▶ _COLLECTED MATERIAL_
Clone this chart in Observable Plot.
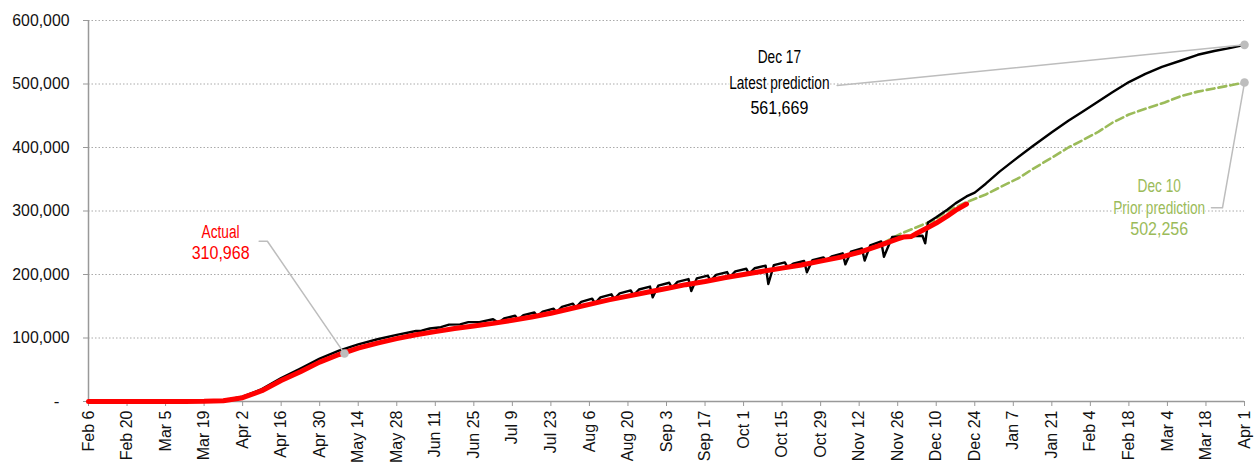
<!DOCTYPE html>
<html>
<head>
<meta charset="utf-8">
<script src="https://cdn.jsdelivr.net/npm/d3@7"></script>
<script src="https://cdn.jsdelivr.net/npm/@observablehq/plot@0.6"></script>
<style>
  html, body { margin: 0; padding: 0; background: #fff; }
  svg { display: block; }
</style>
</head>
<body>
<script>
// ---------- data ----------
const tickDates = ["2020-02-06","2020-02-20","2020-03-05","2020-03-19","2020-04-02","2020-04-16","2020-04-30","2020-05-14","2020-05-28","2020-06-11","2020-06-25","2020-07-09","2020-07-23","2020-08-06","2020-08-20","2020-09-03","2020-09-17","2020-10-01","2020-10-15","2020-10-29","2020-11-12","2020-11-26","2020-12-10","2020-12-24","2021-01-07","2021-01-21","2021-02-04","2021-02-18","2021-03-04","2021-03-18","2021-04-01"];
const yTicks = [0, 100000, 200000, 300000, 400000, 500000, 600000];

const actual = [
["2020-02-06",0],["2020-03-12",0],["2020-03-19",200],["2020-03-26",1200],["2020-04-02",6000],["2020-04-09",17000],["2020-04-16",33000],["2020-04-23",47000],["2020-04-30",62000],["2020-05-07",74000],["2020-05-14",84000],["2020-05-21",92000],["2020-05-28",99000],["2020-06-04",105000],["2020-06-11",110000],["2020-06-18",115000],["2020-06-25",119000],["2020-07-02",123000],["2020-07-09",128000],["2020-07-16",133000],["2020-07-23",139000],["2020-07-30",146000],["2020-08-06",153000],["2020-08-13",160000],["2020-08-20",166000],["2020-08-27",172000],["2020-09-03",178000],["2020-09-10",184000],["2020-09-17",189000],["2020-09-24",195000],["2020-10-01",200000],["2020-10-08",205000],["2020-10-15",210000],["2020-10-22",215000],["2020-10-29",221000],["2020-11-05",227000],["2020-11-12",235000],["2020-11-19",245000],["2020-11-26",256000],["2020-11-28",259000],["2020-12-01",260000],["2020-12-03",265000],["2020-12-07",274000],["2020-12-10",281000],["2020-12-14",292000],["2020-12-17",301000],["2020-12-21",310968]
];

const latestPrediction = [
["2020-02-06",0],["2020-03-12",0],["2020-03-19",300],["2020-03-26",1500],["2020-04-02",7500],["2020-04-09",19500],["2020-04-16",37000],["2020-04-23",52000],["2020-04-30",67500],["2020-05-07",80000],["2020-05-14",90000],["2020-05-21",98000],["2020-05-28",105000],["2020-06-04",111000],
["2020-06-06",111500],["2020-06-09",115000],["2020-06-13",117000],["2020-06-16",121000],["2020-06-20",121500],["2020-06-23",125000],["2020-06-27",125000],["2020-07-02",129500],
["2020-07-04",124000],["2020-07-06",130800],["2020-07-10",135000],
["2020-07-11",129000],["2020-07-13",135900],["2020-07-17",140200],
["2020-07-18",134300],["2020-07-20",141500],["2020-07-24",146200],
["2020-07-25",140500],["2020-07-27",149000],["2020-07-31",154000],
["2020-08-01",147500],["2020-08-03",157000],["2020-08-07",162000],
["2020-08-08",154500],["2020-08-10",163900],["2020-08-14",168800],
["2020-08-15",161200],["2020-08-17",170400],["2020-08-21",175000],
["2020-08-22",167200],["2020-08-24",176400],["2020-08-28",181000],
["2020-08-29",164000],["2020-08-31",182400],["2020-09-04",187000],
["2020-09-05",179200],["2020-09-07",188300],["2020-09-11",192800],
["2020-09-12",174000],["2020-09-14",193900],["2020-09-18",198200],
["2020-09-19",190200],["2020-09-21",199300],["2020-09-25",203800],
["2020-09-26",196000],["2020-09-28",204800],["2020-10-02",209000],
["2020-10-03",201000],["2020-10-05",209800],["2020-10-09",214000],
["2020-10-10",185000],["2020-10-12",214800],["2020-10-16",219000],
["2020-10-17",211000],["2020-10-19",216900],["2020-10-23",221200],
["2020-10-24",203600],["2020-10-26",222400],["2020-10-30",227000],
["2020-10-31",222000],["2020-11-02",228600],["2020-11-06",233400],
["2020-11-07",216000],["2020-11-09",235800],["2020-11-13",241000],
["2020-11-14",222000],["2020-11-16",245800],["2020-11-20",252000],
["2020-11-21",228000],["2020-11-24",259000],["2020-11-28",260000],["2020-12-01",260500],["2020-12-05",261000],
["2020-12-06",249000],["2020-12-07",282000],["2020-12-10",290000],["2020-12-14",302000],["2020-12-17",312000],["2020-12-21",323000],["2020-12-24",329000],
["2020-12-28",343000],["2021-01-02",362000],["2021-01-07",379000],["2021-01-14",402000],["2021-01-21",424000],["2021-01-27",442000],["2021-02-01",456000],["2021-02-07",473000],["2021-02-12",487000],["2021-02-18",503000],["2021-02-24",516000],["2021-03-02",527000],["2021-03-09",537000],["2021-03-15",546000],["2021-03-21",552000],["2021-03-27",557000],["2021-04-01",561669]
];

const priorPrediction = [
["2020-02-06",0],["2020-03-12",0],["2020-03-19",200],["2020-03-26",1200],["2020-04-02",6000],["2020-04-09",17000],["2020-04-16",33000],["2020-04-23",47000],["2020-04-30",62000],["2020-05-14",84000],["2020-05-28",99500],["2020-06-11",110500],["2020-06-25",119500],["2020-07-09",128500],["2020-07-23",139500],["2020-08-06",153500],["2020-08-20",166500],["2020-09-03",178500],["2020-09-17",189500],["2020-10-01",200500],["2020-10-15",210500],["2020-10-29",221500],["2020-11-12",235000],["2020-11-19",246000],["2020-11-27",264000],["2020-12-06",280000],["2020-12-09",285000],["2020-12-14",300000],["2020-12-21",314000],["2020-12-28",326000],["2021-01-02",337000],["2021-01-09",352000],["2021-01-14",366000],["2021-01-21",384000],["2021-01-27",400000],["2021-02-01",411000],["2021-02-07",425000],["2021-02-12",439000],["2021-02-18",452000],["2021-02-24",461000],["2021-03-03",471000],["2021-03-09",481000],["2021-03-15",488000],["2021-03-21",493000],["2021-03-27",498000],["2021-04-01",502256]
];

// annotations (data coordinates)
const markerDots = [["2020-05-09",75500],["2021-04-01",561669],["2021-04-01",502256]];
const actualLeader = [["2020-04-08",252400],["2020-04-11",252400],["2020-05-09",75500]];
const latestLeader = [["2020-11-04",497600],["2021-04-01",561669]];
const priorLeader = [["2021-03-20",305000],["2021-03-24",305000],["2021-04-01",502256]];
const actualLabel = {anchor: ["2020-03-25",250000], lines: ["Actual", "310,968"]};
const latestLabel = {anchor: ["2020-10-14",500800], lines: ["Dec 17", "Latest prediction", "561,669"]};
const priorLabel = {anchor: ["2021-03-01",305000], lines: ["Dec 10", "Prior prediction", "502,256"]};

// ---------- build ----------
const parse = d3.utcParse("%Y-%m-%d");
const rows = arr => arr.map(([d, v]) => ({date: parse(d), value: v}));
const sans = "'Liberation Sans', Arial, sans-serif";
const grey = "#bdbdbd";

function labelMarks(label, dys, color) {
  const [d, v] = label.anchor;
  return label.lines.map((line, i) => Plot.text([{date: parse(d), value: v, text: line}], {
    x: "date", y: "value", text: "text", dy: dys[i], fill: color,
    fontSize: 18, fontFamily: sans, stroke: "white", strokeWidth: 3
  }));
}

const chart = Plot.plot({
  width: 1258,
  height: 468,
  marginLeft: 88,
  marginRight: 14,
  marginTop: 20,
  marginBottom: 67,
  x: {type: "utc", domain: [parse(tickDates[0]), parse(tickDates[tickDates.length - 1])]},
  y: {domain: [0, 600000]},
  marks: [
    Plot.gridY(yTicks.filter(d => d > 0), {stroke: "#aaa", strokeOpacity: 1, strokeDasharray: "1.5,2"}),
    Plot.ruleX([parse(tickDates[0])], {stroke: "#999", strokeWidth: 1.5}),
    Plot.ruleY([0], {stroke: "#999", strokeWidth: 1.5}),
    Plot.axisY({ticks: yTicks, tickSize: 5, tickPadding: 14, stroke: "#999", fill: "#111", label: null,
      tickFormat: d => d === 0 ? "" : d3.format(",")(d), fontSize: 17, fontFamily: sans}),
    Plot.axisY({ticks: [0], tickSize: 0, tickPadding: 29, fill: "#111", label: null,
      tickFormat: () => "-", fontSize: 17, fontFamily: sans}),
    Plot.axisX({ticks: tickDates.map(parse), tickFormat: d3.utcFormat("%b %-d"), tickRotate: -90, label: null,
      tickSize: 5, tickPadding: 4, stroke: "#999", fill: "#111", fontSize: 16, fontFamily: sans}),
    Plot.line(rows(priorPrediction), {x: "date", y: "value", stroke: "#9bbb59", strokeWidth: 2.6, strokeDasharray: "8,4"}),
    Plot.line(rows(latestPrediction), {x: "date", y: "value", stroke: "#000", strokeWidth: 2.4}),
    Plot.line(rows(actual), {x: "date", y: "value", stroke: "#ff0000", strokeWidth: 5, strokeLinejoin: "round", strokeLinecap: "round"}),
    Plot.line(rows(actualLeader), {x: "date", y: "value", stroke: grey, strokeWidth: 1.5}),
    Plot.line(rows(latestLeader), {x: "date", y: "value", stroke: grey, strokeWidth: 1.5}),
    Plot.line(rows(priorLeader), {x: "date", y: "value", stroke: grey, strokeWidth: 1.5}),
    Plot.dot(rows(markerDots), {x: "date", y: "value", r: 4.3, fill: grey}),
    ...labelMarks(actualLabel, [-10.5, 10.5], "#ff0000"),
    ...labelMarks(latestLabel, [-26, 0, 24.5], "#000"),
    ...labelMarks(priorLabel, [-21.5, 0, 21], "#9bbb59")
  ]
});

document.body.appendChild(chart);

// condense the annotation and y-axis typefaces, as in the reference's narrow face
d3.select(chart).selectAll('g[aria-label="text"] text, g[aria-label="y-axis tick label"] text')
  .each(function () {
    const t = this.textContent;
    if (!t || t === "-") return;
    const len = this.getComputedTextLength();
    const inAxis = this.parentNode.getAttribute("aria-label") === "y-axis tick label";
    const k = /^[\d,]+$/.test(t) ? (inAxis ? 0.93 : 0.89) : 0.76;
    this.setAttribute("textLength", (len * k).toFixed(1));
    this.setAttribute("lengthAdjust", "spacingAndGlyphs");
  });
</script>
</body>
</html>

▶ _GOAL_
Collect the lines of the data that carry the word "chart".

▶ _THE REPLY_
Clone this chart in Observable Plot.
const chart = Plot.plot({
document.body.appendChild(chart);
d3.select(chart).selectAll('g[aria-label="text"] text, g[aria-label="y-axis tick label"] text')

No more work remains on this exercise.